Friday, November 04, 2005

The sexualisation of girl children

This week we experienced three public holidays in a row: All Saint’s Day, Spirit of the Dead Day and Timor Women’s Day. Daniel had two final assignments to work on for his Bachelor of Teaching degree at Deakin University, so we spent the time at home. I completed reading The Debt to Pleasure by John Lanchester but I did not enjoy it. I find that for me to enjoy a novel, I have to identify with (or at least feel some semblance of empathy) with one of the main characters. This novel had only one main character and he was pompous, overbearing, seldom funny, not to mention a psychopath!

We also went for long walks along the beach and around Tasitolu Peace Park, each day topped off with swims in the warm ocean as night fell. Sublime.

Late Thursday afternoon, we went to a public event to celebrate Timorese Women’s Day. In attendance were a number of my colleagues and one of Daniel’s. Unfortunately, the venue for the celebration was a small park located on one of Dili’s busiest roundabouts. We could barely hear the speeches, drama and musical performances as the small amplifier was drowned out by the traffic.

Worse than that however, was to see one of my colleagues’ 10-year-old daughter dressed like a child prostitute! She was wearing jeans with a small mid riff belly button showing bright sparkly top with spaghetti straps, combined with a black lace see through short jacket and matching gloves (a lá 1980s Madonna); her hair pulled back in a ponytail with hair extensions added for length.

Men twice and three times her age were eyeing her up and down, their eyes visibly unable to leave her pre pubescent body. I was sickened. She would not have looked out of place in the West where younger and younger girl children are dressing in more and more sexually provocative ways. However, in a conservative country like Timor, you rarely see girl children dressing in such a fashion. Maybe this girl’s relations (many who live in the West) have exposed her to such disturbing fashions. I was upset to think a feminist woman in a leading Timorese women’s rights organization would allow her 10-year-old daughter to dress like this. Did she think it was a sign of her family’s modernity and hipp-ness?

In a country where women and girl children are routinely physically and sexually abused, I would have thought, allowing your daughter to dress in such a provocative fashion was only exposing her to more danger. (Two recent cases in Timor: a young teenage girl was lured to a young man’s home where he and his mates had been watching pornography from the West (an increasing problem in Timor and which is often the precursor for sexual violence against girls and women), proceeded to gang rape her. A 12-year-old girl was brutally raped and threatened with a machete for three days by her 80-year-old stepfather after the girl’s mother had temporarily left the village. The father was found guilty but given no punishment due to his age. You can read more about the legal finding of this case here.)

Or am I just being naïve in thinking parents can control what their daughters wear? Surely, it is easier here than in the West, where parents do not have to contend with the pervasive peer pressure of their daughter’s friends and the capitalist marketing culture.
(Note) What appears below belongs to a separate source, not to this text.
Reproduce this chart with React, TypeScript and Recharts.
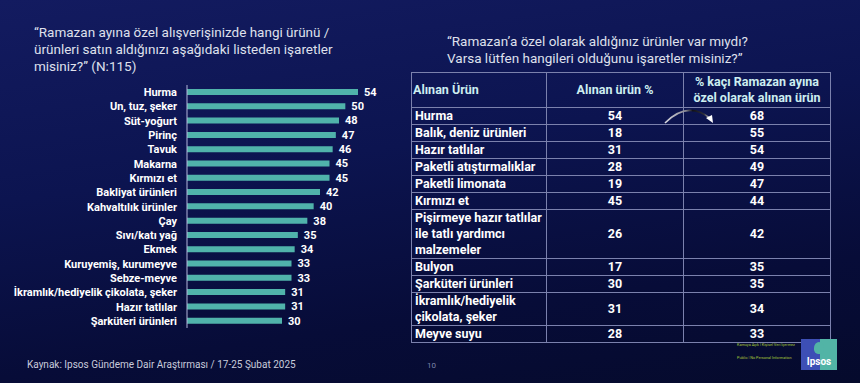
import React from 'react';
import { BarChart, Bar, XAxis, YAxis, LabelList } from 'recharts';

const categories = [
  'Hurma', 'Un, tuz, şeker', 'Süt-yoğurt', 'Pirinç', 'Tavuk', 'Makarna', 'Kırmızı et',
  'Bakliyat ürünleri', 'Kahvaltılık ürünler', 'Çay', 'Sıvı/katı yağ', 'Ekmek',
  'Kuruyemiş, kurumeyve', 'Sebze-meyve', 'İkramlık/hediyelik çikolata, şeker',
  'Hazır tatlılar', 'Şarküteri ürünleri',
];
const values = [54, 50, 48, 47, 46, 45, 45, 42, 40, 38, 35, 34, 33, 33, 31, 31, 30];

const tableHeaders = ['Alınan Ürün', 'Alınan ürün %', '% kaçı Ramazan ayına\nözel olarak alınan ürün'];
const tableProducts = [
  'Hurma', 'Balık, deniz ürünleri', 'Hazır tatlılar', 'Paketli atıştırmalıklar',
  'Paketli limonata', 'Kırmızı et', 'Pişirmeye hazır tatlılar\nile tatlı yardımcı\nmalzemeler',
  'Bulyon', 'Şarküteri ürünleri', 'İkramlık/hediyelik\nçikolata, şeker', 'Meyve suyu',
];
const boughtPct = [54, 18, 31, 28, 19, 45, 26, 17, 30, 31, 28];
const ramadanPct = [68, 55, 54, 49, 47, 44, 42, 35, 35, 34, 33];

const leftTitle = [
  '“Ramazan ayına özel alışverişinizde hangi ürünü /',
  'ürünleri satın aldığınızı aşağıdaki listeden işaretler',
  'misiniz?” (N:115)',
];
const rightTitle = [
  '“Ramazan’a özel olarak aldığınız ürünler var mıydı?',
  'Varsa lütfen hangileri olduğunu işaretler misiniz?”',
];
const sourceText = 'Kaynak: Ipsos Gündeme Dair Araştırması / 17-25 Şubat 2025';

const chartData = categories.map((name, i) => ({ name, value: values[i] }));

const rowHeights = [17, 17, 16, 16, 17, 16, 49, 16, 17, 32, 17];
const border = '1px solid #7b81ad';

function CategoryTick(props: any) {
  const { x, y, payload } = props;
  return (
    <text x={x} y={y} dy={4} textAnchor="end" fill="#ffffff" fontSize={11} fontWeight={700}>
      {payload.value}
    </text>
  );
}

export default function App() {
  return (
    <div
      style={{
        position: 'fixed',
        left: 0,
        top: 0,
        width: 860,
        height: 383,
        overflow: 'hidden',
        background: 'linear-gradient(172deg, #131b60 0%, #0c1450 40%, #070c38 75%, #050a2c 100%)',
        fontFamily: 'Roboto, "Noto Sans", sans-serif',
        color: '#fff',
      }}
    >
      <div style={{ position: 'absolute', left: 34, top: 24, fontSize: 13.5, lineHeight: '17px', color: '#dfe0ec' }}>
        {leftTitle.map((t, i) => (
          <div key={i} style={{ whiteSpace: 'nowrap' }}>{t}</div>
        ))}
      </div>
      <div style={{ position: 'absolute', left: 447, top: 33, fontSize: 13.5, lineHeight: '16.5px', color: '#dfe0ec' }}>
        {rightTitle.map((t, i) => (
          <div key={i} style={{ whiteSpace: 'nowrap' }}>{t}</div>
        ))}
      </div>

      <div style={{ position: 'absolute', left: 0, top: 0 }}>
        <BarChart
          width={400}
          height={340}
          data={chartData}
          layout="vertical"
          margin={{ top: 85, right: 23, bottom: 12, left: 0 }}
          barCategoryGap={0}
        >
          <XAxis type="number" domain={[0, 60]} hide />
          <YAxis
            type="category"
            dataKey="name"
            width={187}
            interval={0}
            tickLine={false}
            tickSize={0}
            tickMargin={10}
            axisLine={{ stroke: '#b4b6dc', strokeWidth: 1 }}
            tick={<CategoryTick />}
          />
          <Bar dataKey="value" fill="#50b3ab" barSize={6} isAnimationActive={false}>
            <LabelList dataKey="value" position="right" offset={6} fill="#ffffff" fontSize={11} fontWeight={700} />
          </Bar>
        </BarChart>
      </div>

      <table
        style={{
          position: 'absolute',
          left: 411,
          top: 72,
          width: 419,
          borderCollapse: 'collapse',
          tableLayout: 'fixed',
          fontSize: 12.5,
          fontWeight: 700,
          lineHeight: '16px',
        }}
      >
        <colgroup>
          <col style={{ width: 135 }} />
          <col style={{ width: 137 }} />
          <col style={{ width: 147 }} />
        </colgroup>
        <thead>
          <tr style={{ height: 35 }}>
            {tableHeaders.map((h, i) => (
              <th
                key={i}
                style={{
                  border,
                  padding: '0 1px',
                  color: '#cdeef0',
                  fontWeight: 700,
                  textAlign: i === 0 ? 'left' : 'center',
                  whiteSpace: 'pre-line',
                  lineHeight: '16px',
                }}
              >
                {h}
              </th>
            ))}
          </tr>
        </thead>
        <tbody>
          {tableProducts.map((p, i) => (
            <tr key={i} style={{ height: rowHeights[i] }}>
              <td style={{ border, padding: '0 1px 0 3px', whiteSpace: 'pre-line', textAlign: 'left' }}>{p}</td>
              <td style={{ border, padding: 0, textAlign: 'center' }}>{boughtPct[i]}</td>
              <td style={{ border, padding: 0, textAlign: 'center' }}>{ramadanPct[i]}</td>
            </tr>
          ))}
        </tbody>
      </table>

      <svg style={{ position: 'absolute', left: 0, top: 0 }} width={860} height={383}>
        <defs>
          <linearGradient id="arcGrad" x1="0" y1="0" x2="1" y2="0">
            <stop offset="0%" stopColor="#d8d8e0" />
            <stop offset="45%" stopColor="#8a8a95" />
            <stop offset="60%" stopColor="#111118" />
            <stop offset="85%" stopColor="#30303a" />
            <stop offset="100%" stopColor="#ffffff" />
          </linearGradient>
        </defs>
        <path d="M665 123 Q688 100 711 119" fill="none" stroke="url(#arcGrad)" strokeWidth={1.6} />
        <path d="M706 118 L713 123 L712 115 Z" fill="#ffffff" />
      </svg>

      <div style={{ position: 'absolute', left: 27, top: 359, fontSize: 10, color: '#c9cbdc', whiteSpace: 'nowrap' }}>
        {sourceText}
      </div>
      <div style={{ position: 'absolute', left: 427, top: 361, fontSize: 8, color: '#7c84a8' }}>10</div>
      <div style={{ position: 'absolute', left: 737, top: 342, fontSize: 3.8, lineHeight: '5px', color: '#a9c83a', whiteSpace: 'nowrap' }}>
        Kamuya Açık | Kişisel Veri İçermez
      </div>
      <div style={{ position: 'absolute', left: 737, top: 355, fontSize: 3.8, lineHeight: '5px', color: '#a9c83a', whiteSpace: 'nowrap' }}>
        Public | No Personal Information
      </div>
      <div style={{ position: 'absolute', left: 801, top: 339, width: 36, height: 31, overflow: 'hidden' }}>
        <div style={{ position: 'absolute', left: 0, top: 0, width: 36, height: 31, background: '#3d4fb5' }} />
        <div style={{ position: 'absolute', left: 19, top: 0, width: 17, height: 31, background: '#52b4a6' }} />
        <div style={{ position: 'absolute', left: 13, top: 3, width: 10, height: 12, borderRadius: '50% 50% 40% 40%', background: '#52b4a6' }} />
        <div
          style={{
            position: 'absolute',
            left: 0,
            top: 17,
            width: 36,
            textAlign: 'center',
            fontSize: 10,
            fontWeight: 700,
            color: '#fff',
            lineHeight: '12px',
          }}
        >
          Ipsos
        </div>
      </div>
    </div>
  );
}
Girl children simply don’t dress like that here and it certainly is not a sign of progress for the country when they do. In the end, we left the celebration early as this incident had left me with an unpleasant taste in my mouth.

In a recent email newsletter from Crikey, one article was about the issue of the Pornification of the West, which included reviews of a new book called Female Chauvinist Pigs: Women and the Rise of Raunch Culture by Ariel Levy. I read some of the reviews as I had been thinking about the very problem since seeing the 10-year-old Timorese girl dressed like a prostitute. I have felt increasingly uncomfortable about the sexualisation of girl children in the West, demonstrable by the scantily clad clothes with which they prefer now to clothe their pre pubescent bodies. Daniel and I talked at length about the issue as one day we too will be parents, and most likely, we will be parents to at least one daughter, as we want to adopt one of our children from China (95% of who are girl children thanks to the one child policy and the Chinese cultural preference for boys). How would we deal with our girl child wanting to dress in such a manner? And when many of our child’s friends and parents might not think there’s anything wrong with it and that we’re just “prudes”. (Little do they know that girl children dressing in such a manner is a sign of how far we have not come in terms of gender equality. That is, blatant sexualisation of girls and women is not a sign of progress.)

I joked that given children often do the opposite of their parents, perhaps when I become a mother, I should dress like a prostitute (a lá Eddy from Absolutely Fabulous) in the hope our daughter will dress conservatively (a lá Edwina’s daughter Saffie) or failing that, we convert to Islam and our daughter(s) and I don the burqa.